As I read this book, I kept coming across fabulous quotations and thinking over and over again "Oh! I should put that in my review! It's perfect!" until I finally came to the conclusion that what I really needed to do was quote the book in it's entirety, because it was that stunning and lovely and sharp-witted and everyone needed to read it.

Yes, much of this book is good, old-fashioned common sense. Unfortunately, we live in a world where good, old-fashioned common sense is increasingly a rare commodity. Burroughs talks to you like you're his friend, someone going through something tough, and he doesn't pull any punches when he's telling you to get over yourself and fix the problem you have, and he knows how, cause he's been there, so he'll tell you that, too.

Much of the advice in this book is about being mindful in your life, something that helped me overcome a series of overwhelming tragedies in my own life that occured between 2007-2008. It took me a while to figure out what to do, when I could have just read this book if it'd been on the market back then.

There are also an awful lot of places where you can't help but laugh.
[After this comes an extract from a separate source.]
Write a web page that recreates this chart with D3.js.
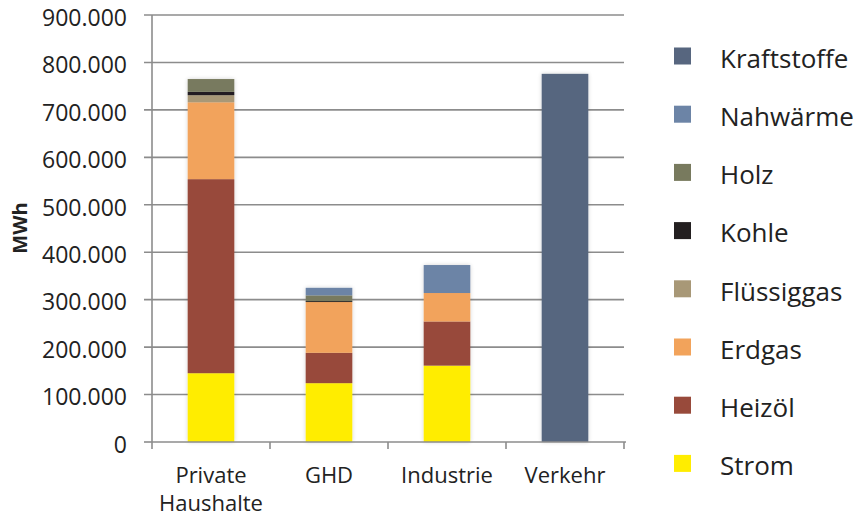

And one place that made me cry, because Burroughs talks honestly and openly about the deep striking tragedies and difficulties that have touched his own life.

Because I can't quote the whole thing, let me leave you with a bit that touched me particularly deeply:

"This is among the oldest, deepest, most primal truths: the facts of life may be, at times, unbearably painful. But the core, the bones of life are generous beyond all reason or belief. Those things that ought to kill us do not. This should be taken as encouragement to continue.

And when the Worst Thing That Could Possibly Happen is what happens, you would not believe that anywhere in your future exists one of your very happiest moments. What you would believe, and be quite certain of, is that any good days and certainly your best days were behind you now.

But believing something is true, even with all your heart, is unrelated to whether or not what you believe is true."